PROVIDED MATERIAL ::
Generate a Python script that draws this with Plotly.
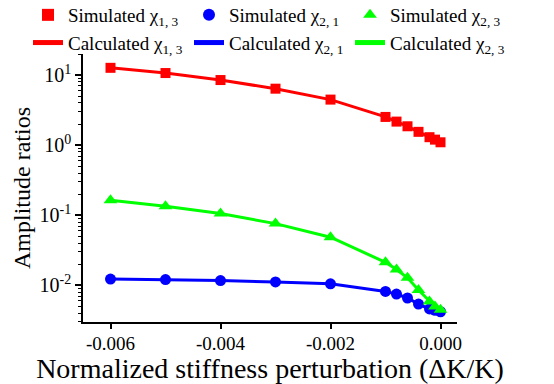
import plotly.graph_objects as go

# ---- data ----
x_sim = [-0.006, -0.005, -0.004, -0.003, -0.002, -0.001, -0.0008, -0.0006, -0.0004, -0.0002, -0.0001, 0.0]
chi13_sim = [12.7, 10.7, 8.5, 6.4, 4.47, 2.53, 2.17, 1.86, 1.55, 1.30, 1.20, 1.10]
chi21_sim = [0.0123, 0.0121, 0.0117, 0.0112, 0.0105, 0.0082, 0.0075, 0.0066, 0.0054, 0.0046, 0.0044, 0.0042]
chi23_sim = [0.164, 0.134, 0.106, 0.076, 0.0486, 0.0213, 0.0168, 0.0128, 0.0086, 0.0059, 0.0050, 0.0045]

x_calc = [-0.006, -0.005, -0.004, -0.003, -0.002, -0.001, -0.0008, -0.0006, -0.0004, -0.0002, -0.0001, 0.0]
chi13_calc = [12.7, 10.7, 8.5, 6.4, 4.47, 2.53, 2.17, 1.86, 1.55, 1.30, 1.20, 1.10]
chi21_calc = [0.0123, 0.0121, 0.0117, 0.0112, 0.0105, 0.0082, 0.0075, 0.0066, 0.0054, 0.0046, 0.0044, 0.0042]
chi23_calc = [0.164, 0.134, 0.106, 0.076, 0.0486, 0.0213, 0.0168, 0.0128, 0.0086, 0.0059, 0.0050, 0.0045]

x_tickvals = [-0.006, -0.004, -0.002, 0.0]
x_ticktext = ["-0.006", "-0.004", "-0.002", "0.000"]
y_tickvals = [0.01, 0.1, 1, 10]
y_ticktext = ["10<sup>-2</sup>", "10<sup>-1</sup>", "10<sup>0</sup>", "10<sup>1</sup>"]
y_minorvals = [m * 10.0 ** e for e in (-3, -2, -1, 0, 1) for m in range(2, 10)]

RED, BLUE, GREEN = "#FF0000", "#0000FF", "#00FF00"
FONT = "Liberation Serif"

fig = go.Figure()
# calculated (lines) drawn first, listed in the second legend row
fig.add_trace(go.Scatter(x=x_calc, y=chi13_calc, mode="lines", name="Calculated χ<sub>1, 3</sub>",
                         line=dict(color=RED, width=3), legendrank=4))
fig.add_trace(go.Scatter(x=x_calc, y=chi21_calc, mode="lines", name="Calculated χ<sub>2, 1</sub>",
                         line=dict(color=BLUE, width=3), legendrank=5))
fig.add_trace(go.Scatter(x=x_calc, y=chi23_calc, mode="lines", name="Calculated χ<sub>2, 3</sub>",
                         line=dict(color=GREEN, width=3), legendrank=6))
# simulated (markers) on top, first legend row
fig.add_trace(go.Scatter(x=x_sim, y=chi13_sim, mode="markers", name="Simulated χ<sub>1, 3</sub>",
                         marker=dict(symbol="square", size=10, color=RED), legendrank=1))
fig.add_trace(go.Scatter(x=x_sim, y=chi21_sim, mode="markers", name="Simulated χ<sub>2, 1</sub>",
                         marker=dict(symbol="circle", size=11, color=BLUE), legendrank=2))
fig.add_trace(go.Scatter(x=x_sim, y=chi23_sim, mode="markers", name="Simulated χ<sub>2, 3</sub>",
                         marker=dict(symbol="triangle-up", size=12, color=GREEN), legendrank=3))

ML, MR, MT, MB = 83, 10, 54, 62
W, H = 554, 384
gw = W - ML - MR
gh = H - MT - MB
plot_right_px = 457

fig.update_layout(
    width=W, height=H,
    margin=dict(l=ML, r=MR, t=MT, b=MB, autoexpand=False),
    paper_bgcolor="white", plot_bgcolor="white",
    font=dict(family=FONT, color="black", size=19),
    showlegend=True,
    legend=dict(orientation="h", x=(28 - ML) / gw, xanchor="left",
                y=1 + (MT + 4) / gh, yanchor="top",
                entrywidth=116, entrywidthmode="pixels", traceorder="normal",
                font=dict(family=FONT, size=19, color="black"),
                bgcolor="rgba(0,0,0,0)", itemsizing="constant"),
    xaxis=dict(domain=[0, (plot_right_px - ML) / gw],
               range=[-0.0065, 0.0003], showline=True, linecolor="black", linewidth=1.5,
               ticks="outside", ticklen=5, tickwidth=1.5, tickcolor="black",
               ticklabelstandoff=-2,
               tickvals=x_tickvals, ticktext=x_ticktext, showgrid=False, zeroline=False,
               tickfont=dict(family=FONT, size=19),
               title=dict(text="Normalized stiffness perturbation (ΔK/K)",
                          font=dict(family=FONT, size=28), standoff=0)),
    yaxis=dict(type="log", range=[-2.523, 1.301], showline=True, linecolor="black", linewidth=1.5,
               ticks="outside", ticklen=6, tickwidth=1.5, tickcolor="black",
               tickvals=y_tickvals, ticktext=y_ticktext, showgrid=False, zeroline=False,
               tickfont=dict(family=FONT, size=20),
               minor=dict(ticks="outside", ticklen=3, tickwidth=1, tickcolor="black",
                          tickmode="array", tickvals=y_minorvals, showgrid=False),
               title=dict(text="Amplitude ratios", font=dict(family=FONT, size=24), standoff=2)),
)

fig.write_html("out.html", config={"displayModeBar": False},
               post_script="document.body.style.margin='0';")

JOB :: Return the material line for line, from its beginning to the line that contains "import plotly.graph_objects as go", with the pictures left out.

RESULT OF THE EXERCISE ::
Generate a Python script that draws this with Plotly.
import plotly.graph_objects as go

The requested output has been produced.